Saved entries
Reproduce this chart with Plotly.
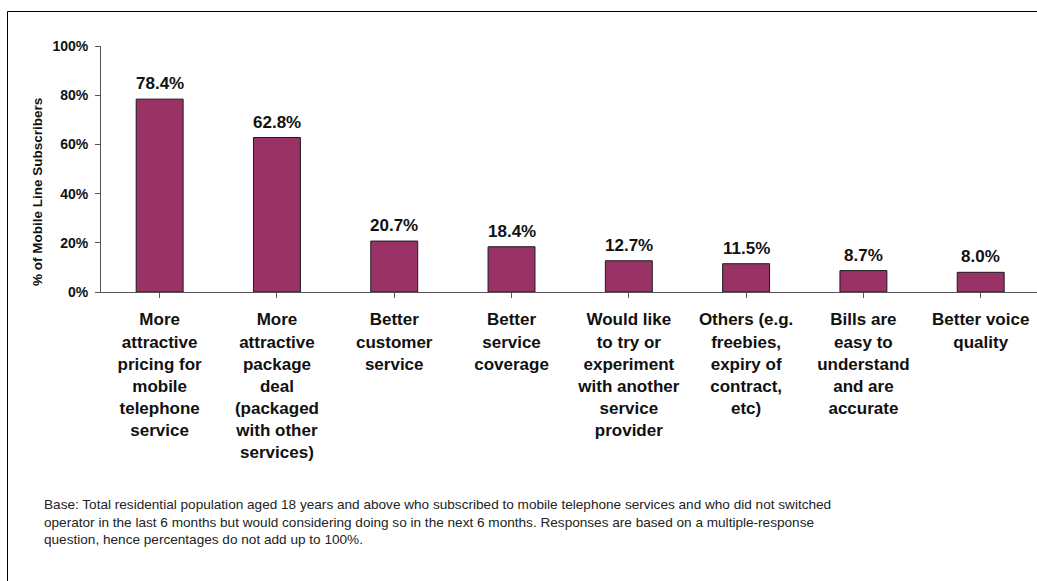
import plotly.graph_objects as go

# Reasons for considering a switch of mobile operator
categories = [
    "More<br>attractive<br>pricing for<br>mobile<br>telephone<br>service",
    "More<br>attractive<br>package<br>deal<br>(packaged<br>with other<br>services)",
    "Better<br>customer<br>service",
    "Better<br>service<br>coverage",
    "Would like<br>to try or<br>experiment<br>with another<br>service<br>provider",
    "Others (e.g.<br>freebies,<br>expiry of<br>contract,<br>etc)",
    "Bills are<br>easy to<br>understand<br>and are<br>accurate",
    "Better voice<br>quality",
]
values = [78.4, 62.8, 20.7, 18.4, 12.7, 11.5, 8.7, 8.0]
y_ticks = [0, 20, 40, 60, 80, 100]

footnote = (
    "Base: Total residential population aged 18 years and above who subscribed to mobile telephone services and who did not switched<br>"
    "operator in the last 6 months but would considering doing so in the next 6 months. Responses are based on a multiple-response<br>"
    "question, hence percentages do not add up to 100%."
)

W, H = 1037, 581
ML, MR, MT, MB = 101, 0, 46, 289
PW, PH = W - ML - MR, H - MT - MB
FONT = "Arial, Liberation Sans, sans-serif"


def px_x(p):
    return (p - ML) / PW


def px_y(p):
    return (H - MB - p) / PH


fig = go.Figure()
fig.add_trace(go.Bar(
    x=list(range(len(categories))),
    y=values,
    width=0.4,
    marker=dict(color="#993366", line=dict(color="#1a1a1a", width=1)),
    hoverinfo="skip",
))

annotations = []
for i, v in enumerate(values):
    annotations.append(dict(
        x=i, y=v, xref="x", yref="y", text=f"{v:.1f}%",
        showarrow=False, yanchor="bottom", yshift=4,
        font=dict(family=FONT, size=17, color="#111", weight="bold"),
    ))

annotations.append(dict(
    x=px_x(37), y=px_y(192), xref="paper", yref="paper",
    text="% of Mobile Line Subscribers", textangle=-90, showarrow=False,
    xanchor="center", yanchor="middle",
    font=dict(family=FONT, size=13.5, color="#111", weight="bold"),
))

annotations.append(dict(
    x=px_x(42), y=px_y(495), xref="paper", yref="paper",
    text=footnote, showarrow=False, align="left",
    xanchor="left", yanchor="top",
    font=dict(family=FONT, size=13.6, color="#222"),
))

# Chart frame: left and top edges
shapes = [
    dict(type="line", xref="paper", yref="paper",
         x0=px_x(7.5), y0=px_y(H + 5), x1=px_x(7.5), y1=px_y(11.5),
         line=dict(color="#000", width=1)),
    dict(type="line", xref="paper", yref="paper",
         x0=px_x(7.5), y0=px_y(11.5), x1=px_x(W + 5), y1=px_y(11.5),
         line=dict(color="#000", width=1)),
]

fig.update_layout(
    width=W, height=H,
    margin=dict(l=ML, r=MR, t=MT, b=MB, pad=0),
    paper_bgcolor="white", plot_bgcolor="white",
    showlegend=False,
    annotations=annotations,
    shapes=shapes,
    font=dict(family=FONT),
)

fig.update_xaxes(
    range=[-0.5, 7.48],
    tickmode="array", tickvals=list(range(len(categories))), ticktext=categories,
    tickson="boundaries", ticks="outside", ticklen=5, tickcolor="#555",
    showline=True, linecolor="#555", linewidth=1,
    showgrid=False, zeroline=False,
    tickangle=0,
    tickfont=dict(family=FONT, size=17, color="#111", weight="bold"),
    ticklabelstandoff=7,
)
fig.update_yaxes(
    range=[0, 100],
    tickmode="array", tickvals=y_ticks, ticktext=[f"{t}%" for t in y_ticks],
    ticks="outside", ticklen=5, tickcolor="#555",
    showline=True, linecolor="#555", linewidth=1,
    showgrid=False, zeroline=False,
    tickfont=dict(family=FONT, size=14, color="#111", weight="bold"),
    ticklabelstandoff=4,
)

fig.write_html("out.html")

==

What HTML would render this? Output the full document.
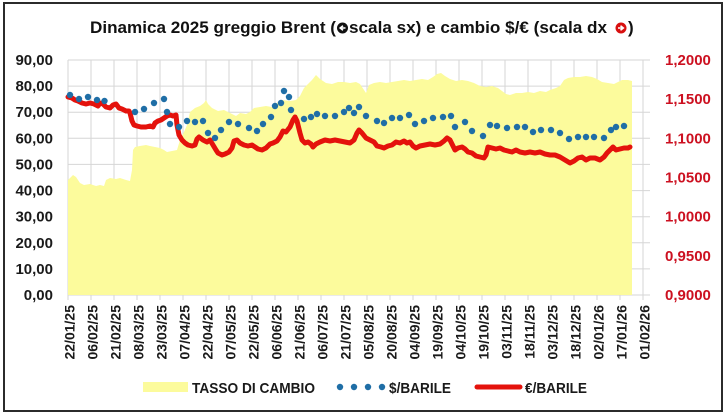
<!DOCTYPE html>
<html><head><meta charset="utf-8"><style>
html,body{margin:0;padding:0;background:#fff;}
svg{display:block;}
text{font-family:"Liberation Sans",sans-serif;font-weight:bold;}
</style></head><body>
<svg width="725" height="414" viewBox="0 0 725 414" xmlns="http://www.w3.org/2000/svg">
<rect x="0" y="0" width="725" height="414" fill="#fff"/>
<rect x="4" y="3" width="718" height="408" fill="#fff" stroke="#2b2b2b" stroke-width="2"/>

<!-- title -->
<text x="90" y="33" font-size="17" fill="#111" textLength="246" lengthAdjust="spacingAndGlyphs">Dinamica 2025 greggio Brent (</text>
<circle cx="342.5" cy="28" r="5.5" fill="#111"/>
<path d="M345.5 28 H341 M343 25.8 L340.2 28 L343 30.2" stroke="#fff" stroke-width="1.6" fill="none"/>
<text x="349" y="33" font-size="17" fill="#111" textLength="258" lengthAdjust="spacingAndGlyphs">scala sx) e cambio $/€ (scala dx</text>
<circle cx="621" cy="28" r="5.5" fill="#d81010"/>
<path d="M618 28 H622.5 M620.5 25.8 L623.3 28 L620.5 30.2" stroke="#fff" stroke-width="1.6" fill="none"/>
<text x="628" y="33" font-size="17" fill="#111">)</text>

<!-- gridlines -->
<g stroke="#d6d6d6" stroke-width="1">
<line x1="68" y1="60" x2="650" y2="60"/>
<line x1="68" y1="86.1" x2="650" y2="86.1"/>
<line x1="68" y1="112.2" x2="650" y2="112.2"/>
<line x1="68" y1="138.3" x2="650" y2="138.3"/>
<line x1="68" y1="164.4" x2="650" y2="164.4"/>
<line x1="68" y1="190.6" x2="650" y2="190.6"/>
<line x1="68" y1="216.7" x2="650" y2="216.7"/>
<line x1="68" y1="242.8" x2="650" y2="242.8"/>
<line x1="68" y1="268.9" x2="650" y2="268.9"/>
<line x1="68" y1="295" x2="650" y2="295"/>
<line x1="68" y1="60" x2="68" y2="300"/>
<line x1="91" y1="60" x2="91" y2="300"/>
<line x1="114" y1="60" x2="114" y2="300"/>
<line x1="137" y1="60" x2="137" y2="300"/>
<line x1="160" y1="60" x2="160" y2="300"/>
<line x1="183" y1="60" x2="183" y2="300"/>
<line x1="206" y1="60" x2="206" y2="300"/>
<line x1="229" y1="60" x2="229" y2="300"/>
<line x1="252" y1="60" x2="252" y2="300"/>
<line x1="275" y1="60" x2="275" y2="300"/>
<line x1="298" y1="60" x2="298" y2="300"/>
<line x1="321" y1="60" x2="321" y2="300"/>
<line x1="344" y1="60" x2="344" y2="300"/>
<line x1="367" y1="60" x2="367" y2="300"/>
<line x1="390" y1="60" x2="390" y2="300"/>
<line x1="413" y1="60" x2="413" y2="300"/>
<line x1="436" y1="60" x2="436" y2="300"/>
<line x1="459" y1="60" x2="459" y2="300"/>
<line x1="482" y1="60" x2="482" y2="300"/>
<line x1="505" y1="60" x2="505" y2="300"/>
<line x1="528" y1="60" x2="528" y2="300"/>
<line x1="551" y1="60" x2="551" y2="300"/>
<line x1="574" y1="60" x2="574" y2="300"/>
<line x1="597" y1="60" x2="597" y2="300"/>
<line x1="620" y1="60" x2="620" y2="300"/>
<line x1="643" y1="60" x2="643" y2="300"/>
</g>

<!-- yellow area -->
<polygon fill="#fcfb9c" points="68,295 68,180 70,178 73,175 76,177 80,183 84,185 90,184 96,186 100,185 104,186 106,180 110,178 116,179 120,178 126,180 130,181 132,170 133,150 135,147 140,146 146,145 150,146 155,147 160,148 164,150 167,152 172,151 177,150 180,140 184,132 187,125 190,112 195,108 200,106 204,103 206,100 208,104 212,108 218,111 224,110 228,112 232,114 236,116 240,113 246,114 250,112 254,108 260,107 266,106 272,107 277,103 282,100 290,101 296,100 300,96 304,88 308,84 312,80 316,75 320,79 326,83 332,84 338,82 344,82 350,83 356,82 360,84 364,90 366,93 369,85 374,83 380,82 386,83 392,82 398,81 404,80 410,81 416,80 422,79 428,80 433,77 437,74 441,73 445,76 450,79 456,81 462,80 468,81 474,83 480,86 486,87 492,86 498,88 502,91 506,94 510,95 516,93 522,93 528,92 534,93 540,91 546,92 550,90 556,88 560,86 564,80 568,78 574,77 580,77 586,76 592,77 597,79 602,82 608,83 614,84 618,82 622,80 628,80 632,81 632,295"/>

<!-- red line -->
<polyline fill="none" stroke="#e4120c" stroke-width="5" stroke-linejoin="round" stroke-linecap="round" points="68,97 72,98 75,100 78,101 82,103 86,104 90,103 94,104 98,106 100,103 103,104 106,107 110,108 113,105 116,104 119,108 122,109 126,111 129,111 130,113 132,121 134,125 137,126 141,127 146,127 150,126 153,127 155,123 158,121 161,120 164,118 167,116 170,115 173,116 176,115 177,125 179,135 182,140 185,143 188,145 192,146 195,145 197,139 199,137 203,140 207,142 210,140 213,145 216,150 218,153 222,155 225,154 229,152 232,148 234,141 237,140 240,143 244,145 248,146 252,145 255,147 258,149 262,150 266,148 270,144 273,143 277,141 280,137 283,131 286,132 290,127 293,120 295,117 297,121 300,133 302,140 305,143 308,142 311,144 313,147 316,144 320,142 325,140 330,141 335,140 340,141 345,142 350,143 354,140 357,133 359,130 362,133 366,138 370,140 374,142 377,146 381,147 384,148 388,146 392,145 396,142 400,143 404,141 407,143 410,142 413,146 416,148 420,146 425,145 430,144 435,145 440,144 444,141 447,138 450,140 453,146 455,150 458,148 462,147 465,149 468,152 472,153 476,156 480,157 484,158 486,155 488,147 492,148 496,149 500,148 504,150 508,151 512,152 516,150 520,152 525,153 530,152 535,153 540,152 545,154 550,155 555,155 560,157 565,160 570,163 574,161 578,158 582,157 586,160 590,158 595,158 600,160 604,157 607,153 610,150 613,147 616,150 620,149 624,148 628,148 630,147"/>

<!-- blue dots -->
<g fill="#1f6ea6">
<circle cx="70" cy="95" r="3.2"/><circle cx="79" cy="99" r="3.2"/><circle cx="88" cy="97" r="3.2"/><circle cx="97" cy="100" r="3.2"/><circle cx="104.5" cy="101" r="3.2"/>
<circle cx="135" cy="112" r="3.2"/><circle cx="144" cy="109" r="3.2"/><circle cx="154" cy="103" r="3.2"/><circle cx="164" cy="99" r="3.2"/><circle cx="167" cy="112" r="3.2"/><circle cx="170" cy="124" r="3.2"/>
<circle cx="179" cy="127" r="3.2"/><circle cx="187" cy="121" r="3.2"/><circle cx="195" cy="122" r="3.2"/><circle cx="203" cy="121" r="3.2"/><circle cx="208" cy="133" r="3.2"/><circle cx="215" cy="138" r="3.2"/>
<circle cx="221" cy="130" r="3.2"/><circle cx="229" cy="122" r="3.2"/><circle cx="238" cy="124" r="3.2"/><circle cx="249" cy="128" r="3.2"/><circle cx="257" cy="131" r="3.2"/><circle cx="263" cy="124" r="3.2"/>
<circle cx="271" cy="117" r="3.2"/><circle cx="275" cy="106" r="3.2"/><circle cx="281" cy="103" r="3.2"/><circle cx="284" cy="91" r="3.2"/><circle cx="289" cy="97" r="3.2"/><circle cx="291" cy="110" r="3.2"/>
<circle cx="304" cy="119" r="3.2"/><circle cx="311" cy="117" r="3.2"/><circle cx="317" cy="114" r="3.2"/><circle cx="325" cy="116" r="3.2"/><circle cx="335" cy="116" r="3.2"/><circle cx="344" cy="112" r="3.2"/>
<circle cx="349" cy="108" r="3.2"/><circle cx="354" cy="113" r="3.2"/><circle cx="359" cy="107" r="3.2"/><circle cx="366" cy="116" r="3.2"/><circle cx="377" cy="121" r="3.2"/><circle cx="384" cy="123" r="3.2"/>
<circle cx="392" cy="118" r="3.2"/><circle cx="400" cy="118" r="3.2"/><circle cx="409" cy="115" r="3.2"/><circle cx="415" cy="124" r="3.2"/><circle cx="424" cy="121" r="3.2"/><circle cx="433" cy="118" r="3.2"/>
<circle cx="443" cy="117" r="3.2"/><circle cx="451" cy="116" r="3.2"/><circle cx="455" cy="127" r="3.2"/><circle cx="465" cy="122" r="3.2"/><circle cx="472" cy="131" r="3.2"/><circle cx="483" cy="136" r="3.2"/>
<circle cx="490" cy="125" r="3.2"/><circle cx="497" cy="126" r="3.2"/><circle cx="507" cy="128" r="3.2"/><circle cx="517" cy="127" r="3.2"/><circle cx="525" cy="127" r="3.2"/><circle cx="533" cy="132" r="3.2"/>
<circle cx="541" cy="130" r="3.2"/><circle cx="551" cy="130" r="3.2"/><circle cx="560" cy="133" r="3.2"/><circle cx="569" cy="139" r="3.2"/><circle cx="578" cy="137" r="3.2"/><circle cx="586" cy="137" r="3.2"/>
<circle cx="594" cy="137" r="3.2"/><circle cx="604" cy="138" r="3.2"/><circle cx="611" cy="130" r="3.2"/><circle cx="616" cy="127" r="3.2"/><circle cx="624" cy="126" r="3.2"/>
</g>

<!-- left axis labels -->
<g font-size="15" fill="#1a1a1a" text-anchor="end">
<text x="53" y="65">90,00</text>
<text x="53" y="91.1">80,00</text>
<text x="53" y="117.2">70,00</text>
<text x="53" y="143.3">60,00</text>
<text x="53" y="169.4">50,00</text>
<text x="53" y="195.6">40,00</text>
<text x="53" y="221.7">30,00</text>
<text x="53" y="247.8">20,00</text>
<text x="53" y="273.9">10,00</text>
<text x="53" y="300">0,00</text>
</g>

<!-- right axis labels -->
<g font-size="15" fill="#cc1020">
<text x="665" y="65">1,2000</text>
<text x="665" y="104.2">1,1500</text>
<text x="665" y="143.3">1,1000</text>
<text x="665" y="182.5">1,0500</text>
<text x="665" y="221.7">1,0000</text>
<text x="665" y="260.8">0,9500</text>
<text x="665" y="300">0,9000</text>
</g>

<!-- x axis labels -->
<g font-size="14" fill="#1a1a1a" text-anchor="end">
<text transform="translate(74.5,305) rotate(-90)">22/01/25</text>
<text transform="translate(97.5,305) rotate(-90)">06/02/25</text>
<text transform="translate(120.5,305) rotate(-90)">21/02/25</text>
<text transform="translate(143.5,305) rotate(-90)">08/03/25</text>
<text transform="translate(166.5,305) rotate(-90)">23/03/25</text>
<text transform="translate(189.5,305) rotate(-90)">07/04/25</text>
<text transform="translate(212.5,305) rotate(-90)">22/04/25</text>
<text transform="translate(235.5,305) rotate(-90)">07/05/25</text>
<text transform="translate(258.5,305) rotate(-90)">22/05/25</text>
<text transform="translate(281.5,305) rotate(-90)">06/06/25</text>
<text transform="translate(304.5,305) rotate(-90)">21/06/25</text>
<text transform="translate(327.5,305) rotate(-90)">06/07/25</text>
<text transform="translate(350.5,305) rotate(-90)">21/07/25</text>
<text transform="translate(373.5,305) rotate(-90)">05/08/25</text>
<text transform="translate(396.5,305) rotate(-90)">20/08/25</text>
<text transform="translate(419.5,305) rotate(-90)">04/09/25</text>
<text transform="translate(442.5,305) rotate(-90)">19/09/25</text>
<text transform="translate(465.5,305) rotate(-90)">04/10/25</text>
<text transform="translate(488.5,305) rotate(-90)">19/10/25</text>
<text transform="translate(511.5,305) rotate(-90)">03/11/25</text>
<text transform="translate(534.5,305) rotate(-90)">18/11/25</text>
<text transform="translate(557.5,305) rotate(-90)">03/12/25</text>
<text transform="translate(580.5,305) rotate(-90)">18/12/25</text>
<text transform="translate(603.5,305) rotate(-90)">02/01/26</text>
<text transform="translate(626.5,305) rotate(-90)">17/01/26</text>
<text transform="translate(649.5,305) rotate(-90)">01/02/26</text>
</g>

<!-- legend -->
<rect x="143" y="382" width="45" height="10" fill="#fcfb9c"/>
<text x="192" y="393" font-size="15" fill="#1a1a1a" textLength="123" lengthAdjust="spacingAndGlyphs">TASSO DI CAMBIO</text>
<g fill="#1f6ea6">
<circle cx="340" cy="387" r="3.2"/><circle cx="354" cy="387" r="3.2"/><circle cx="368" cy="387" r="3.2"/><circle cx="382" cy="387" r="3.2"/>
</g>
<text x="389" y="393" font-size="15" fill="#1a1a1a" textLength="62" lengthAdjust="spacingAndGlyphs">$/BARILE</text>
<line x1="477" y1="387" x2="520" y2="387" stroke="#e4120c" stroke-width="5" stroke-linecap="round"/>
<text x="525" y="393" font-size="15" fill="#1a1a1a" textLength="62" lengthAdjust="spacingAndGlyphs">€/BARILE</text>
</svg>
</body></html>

[TASK PROMPT]
Find the lines above that include the string "this" and copy them.

[ANSWER TO THE PROBLEM]
Reproduce this chart with Plotly.
What HTML would render this? Output the full document.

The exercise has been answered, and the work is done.